* **AIM OF THE EXERCISE**
Using the records below, locate all lines containing "this" and return them.

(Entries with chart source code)
+++
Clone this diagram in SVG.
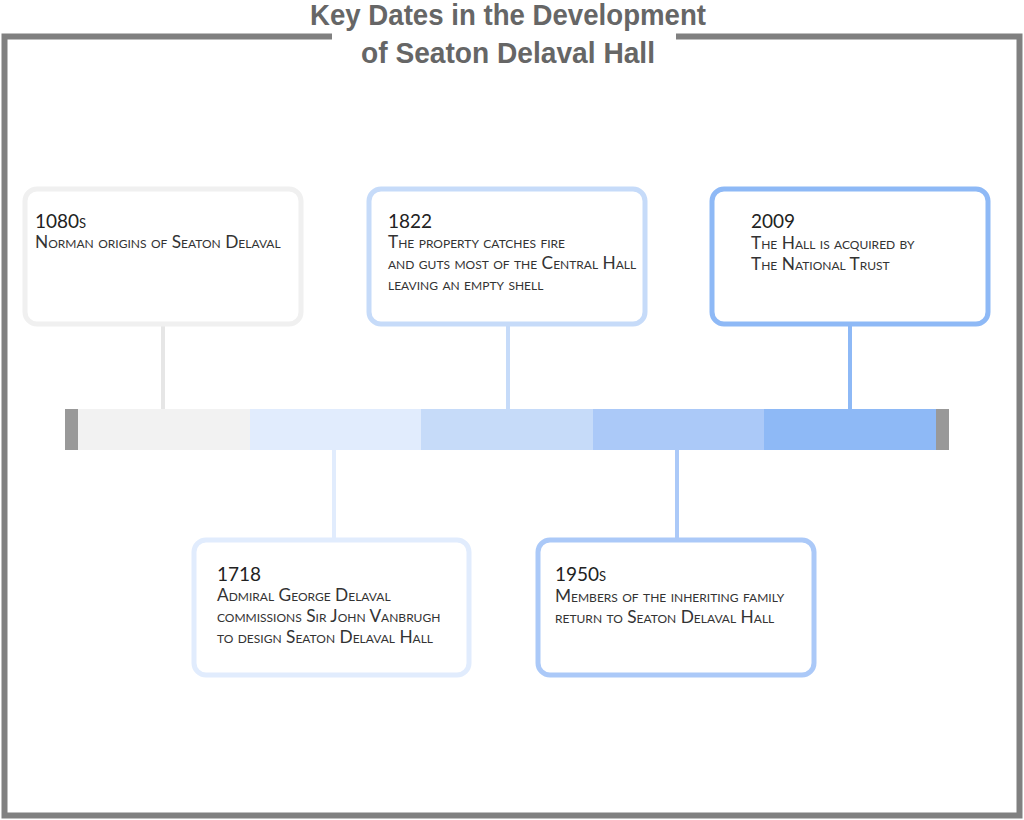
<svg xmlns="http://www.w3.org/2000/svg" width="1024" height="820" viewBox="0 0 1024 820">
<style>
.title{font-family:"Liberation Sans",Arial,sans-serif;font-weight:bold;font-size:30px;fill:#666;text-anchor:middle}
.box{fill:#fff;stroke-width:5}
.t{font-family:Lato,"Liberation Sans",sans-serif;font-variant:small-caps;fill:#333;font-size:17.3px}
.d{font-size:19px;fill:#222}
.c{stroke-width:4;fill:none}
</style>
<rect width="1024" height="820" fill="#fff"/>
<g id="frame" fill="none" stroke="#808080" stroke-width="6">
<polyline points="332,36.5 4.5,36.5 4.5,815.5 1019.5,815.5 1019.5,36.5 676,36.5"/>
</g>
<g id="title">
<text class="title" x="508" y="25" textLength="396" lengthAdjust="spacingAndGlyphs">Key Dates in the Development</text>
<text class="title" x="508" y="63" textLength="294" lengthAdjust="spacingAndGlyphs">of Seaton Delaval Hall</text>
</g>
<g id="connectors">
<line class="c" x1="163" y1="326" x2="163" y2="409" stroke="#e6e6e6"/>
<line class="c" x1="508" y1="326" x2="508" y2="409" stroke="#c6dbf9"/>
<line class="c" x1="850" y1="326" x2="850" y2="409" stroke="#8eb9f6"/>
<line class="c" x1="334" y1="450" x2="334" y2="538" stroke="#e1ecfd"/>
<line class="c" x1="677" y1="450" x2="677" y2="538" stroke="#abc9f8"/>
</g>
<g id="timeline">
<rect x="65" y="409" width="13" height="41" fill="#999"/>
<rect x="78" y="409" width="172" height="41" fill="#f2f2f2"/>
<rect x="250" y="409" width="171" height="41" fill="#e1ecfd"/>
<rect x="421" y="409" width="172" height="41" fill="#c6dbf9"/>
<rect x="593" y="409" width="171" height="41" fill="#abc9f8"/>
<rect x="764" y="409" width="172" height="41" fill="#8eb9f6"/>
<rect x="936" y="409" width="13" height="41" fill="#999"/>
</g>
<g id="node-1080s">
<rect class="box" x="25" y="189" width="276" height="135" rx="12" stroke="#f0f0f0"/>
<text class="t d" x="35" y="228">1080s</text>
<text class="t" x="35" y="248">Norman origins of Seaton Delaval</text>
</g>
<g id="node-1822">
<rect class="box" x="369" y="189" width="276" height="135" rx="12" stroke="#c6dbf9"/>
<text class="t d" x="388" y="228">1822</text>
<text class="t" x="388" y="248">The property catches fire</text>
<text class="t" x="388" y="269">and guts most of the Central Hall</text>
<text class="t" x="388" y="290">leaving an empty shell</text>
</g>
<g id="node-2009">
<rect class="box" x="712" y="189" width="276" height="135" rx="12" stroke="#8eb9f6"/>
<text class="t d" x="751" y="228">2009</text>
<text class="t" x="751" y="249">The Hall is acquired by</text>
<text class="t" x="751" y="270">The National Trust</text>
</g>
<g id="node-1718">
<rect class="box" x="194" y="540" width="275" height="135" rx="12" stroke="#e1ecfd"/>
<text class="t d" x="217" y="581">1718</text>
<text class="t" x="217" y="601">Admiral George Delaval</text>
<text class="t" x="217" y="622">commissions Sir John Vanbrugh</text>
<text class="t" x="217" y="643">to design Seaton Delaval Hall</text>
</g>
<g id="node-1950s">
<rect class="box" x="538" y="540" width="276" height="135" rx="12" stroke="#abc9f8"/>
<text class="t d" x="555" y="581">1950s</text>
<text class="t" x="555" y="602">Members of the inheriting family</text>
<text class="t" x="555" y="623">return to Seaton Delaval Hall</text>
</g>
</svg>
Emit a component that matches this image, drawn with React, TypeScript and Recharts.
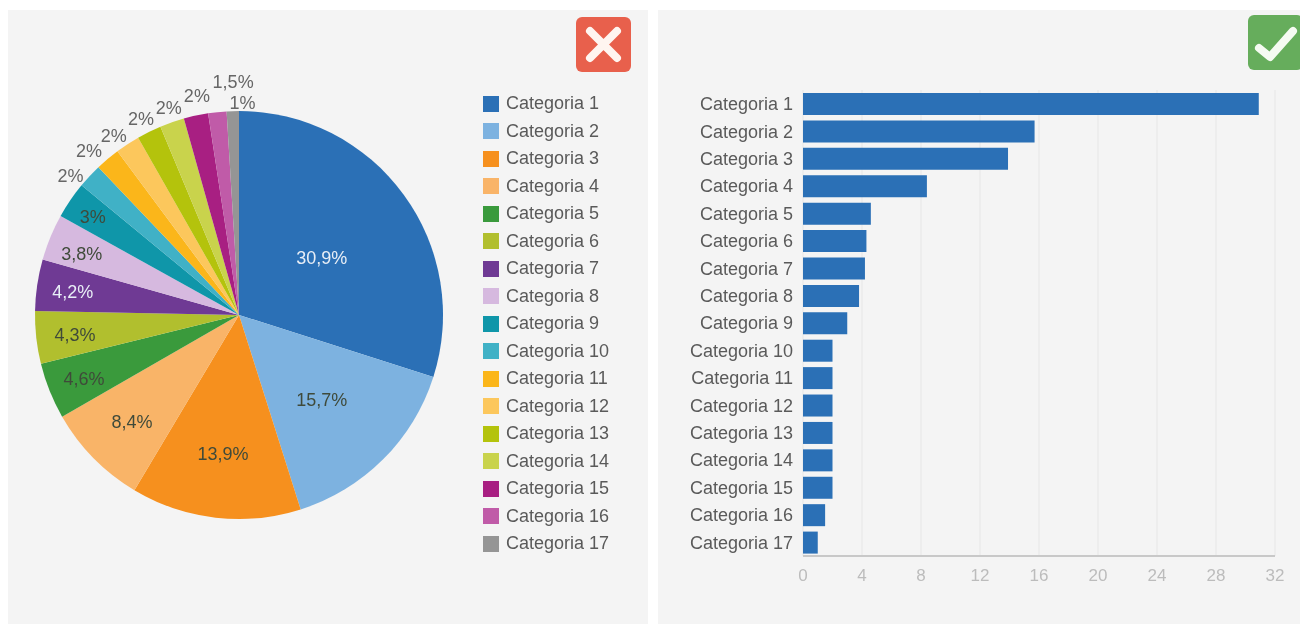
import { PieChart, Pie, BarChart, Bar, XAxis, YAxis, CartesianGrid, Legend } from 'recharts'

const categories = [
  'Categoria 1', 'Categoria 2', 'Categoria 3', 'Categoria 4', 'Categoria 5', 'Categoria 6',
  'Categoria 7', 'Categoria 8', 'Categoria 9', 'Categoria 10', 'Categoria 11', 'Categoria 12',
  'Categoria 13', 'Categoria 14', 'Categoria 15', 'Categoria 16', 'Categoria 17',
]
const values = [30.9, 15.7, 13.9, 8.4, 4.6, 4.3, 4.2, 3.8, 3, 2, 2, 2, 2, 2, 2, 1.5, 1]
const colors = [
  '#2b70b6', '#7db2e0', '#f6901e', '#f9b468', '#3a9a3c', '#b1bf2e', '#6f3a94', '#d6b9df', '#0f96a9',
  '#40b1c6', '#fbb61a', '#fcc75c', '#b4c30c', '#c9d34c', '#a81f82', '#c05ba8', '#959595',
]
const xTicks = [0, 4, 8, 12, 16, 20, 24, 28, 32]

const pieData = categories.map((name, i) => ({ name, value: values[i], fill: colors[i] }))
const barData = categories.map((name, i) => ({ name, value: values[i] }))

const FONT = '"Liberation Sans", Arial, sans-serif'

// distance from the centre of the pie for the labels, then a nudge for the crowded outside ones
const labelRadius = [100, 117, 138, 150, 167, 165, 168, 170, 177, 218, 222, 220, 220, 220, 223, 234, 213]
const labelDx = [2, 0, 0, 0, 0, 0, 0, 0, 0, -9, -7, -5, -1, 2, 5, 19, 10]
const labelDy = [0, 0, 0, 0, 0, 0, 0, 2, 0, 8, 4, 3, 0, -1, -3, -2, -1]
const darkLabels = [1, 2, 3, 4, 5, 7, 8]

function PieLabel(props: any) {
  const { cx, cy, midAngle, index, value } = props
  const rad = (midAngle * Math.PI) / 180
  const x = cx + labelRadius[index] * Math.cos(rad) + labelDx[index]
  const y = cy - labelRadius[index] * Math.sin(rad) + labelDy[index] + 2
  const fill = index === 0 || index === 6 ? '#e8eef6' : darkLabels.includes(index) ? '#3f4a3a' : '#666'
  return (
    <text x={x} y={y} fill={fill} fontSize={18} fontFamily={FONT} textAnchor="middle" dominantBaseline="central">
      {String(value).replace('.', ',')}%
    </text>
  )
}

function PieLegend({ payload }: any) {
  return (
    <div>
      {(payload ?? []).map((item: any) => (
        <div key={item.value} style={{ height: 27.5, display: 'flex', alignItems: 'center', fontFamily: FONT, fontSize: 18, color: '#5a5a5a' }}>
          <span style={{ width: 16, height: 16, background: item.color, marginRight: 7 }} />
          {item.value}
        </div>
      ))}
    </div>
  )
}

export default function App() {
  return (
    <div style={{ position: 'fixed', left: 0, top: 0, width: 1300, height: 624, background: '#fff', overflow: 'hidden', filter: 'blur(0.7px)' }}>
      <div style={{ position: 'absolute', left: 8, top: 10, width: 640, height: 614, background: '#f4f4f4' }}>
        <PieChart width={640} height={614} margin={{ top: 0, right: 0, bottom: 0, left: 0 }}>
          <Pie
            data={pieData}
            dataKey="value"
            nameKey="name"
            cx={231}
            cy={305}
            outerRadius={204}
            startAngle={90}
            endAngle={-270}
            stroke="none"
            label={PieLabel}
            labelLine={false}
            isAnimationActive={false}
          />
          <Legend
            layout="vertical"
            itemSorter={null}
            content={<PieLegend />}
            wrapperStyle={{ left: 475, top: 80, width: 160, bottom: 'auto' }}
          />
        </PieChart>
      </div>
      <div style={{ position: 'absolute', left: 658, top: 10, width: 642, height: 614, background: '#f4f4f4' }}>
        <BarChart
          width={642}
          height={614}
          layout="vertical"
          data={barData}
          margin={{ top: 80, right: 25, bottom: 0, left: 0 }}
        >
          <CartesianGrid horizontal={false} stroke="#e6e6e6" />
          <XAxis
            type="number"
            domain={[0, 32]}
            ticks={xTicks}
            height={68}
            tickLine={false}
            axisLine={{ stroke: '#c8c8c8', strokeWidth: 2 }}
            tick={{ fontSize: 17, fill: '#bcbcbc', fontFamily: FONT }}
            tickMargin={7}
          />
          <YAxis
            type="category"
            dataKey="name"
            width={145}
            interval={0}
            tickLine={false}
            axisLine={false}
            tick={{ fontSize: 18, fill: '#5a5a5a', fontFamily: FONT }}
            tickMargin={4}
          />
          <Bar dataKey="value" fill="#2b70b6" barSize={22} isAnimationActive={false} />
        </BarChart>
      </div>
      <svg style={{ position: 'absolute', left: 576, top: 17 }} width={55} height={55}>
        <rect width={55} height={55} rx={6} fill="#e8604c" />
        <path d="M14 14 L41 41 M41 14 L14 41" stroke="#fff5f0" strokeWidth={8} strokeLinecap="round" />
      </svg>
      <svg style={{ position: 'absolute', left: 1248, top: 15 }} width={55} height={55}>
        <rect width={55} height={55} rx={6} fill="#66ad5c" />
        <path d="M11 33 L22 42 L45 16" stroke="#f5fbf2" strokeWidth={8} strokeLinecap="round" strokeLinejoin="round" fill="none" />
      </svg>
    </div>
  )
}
+++
* **SOLUTION**
Clone this diagram in SVG.
Emit a component that matches this image, drawn with React, TypeScript and Recharts.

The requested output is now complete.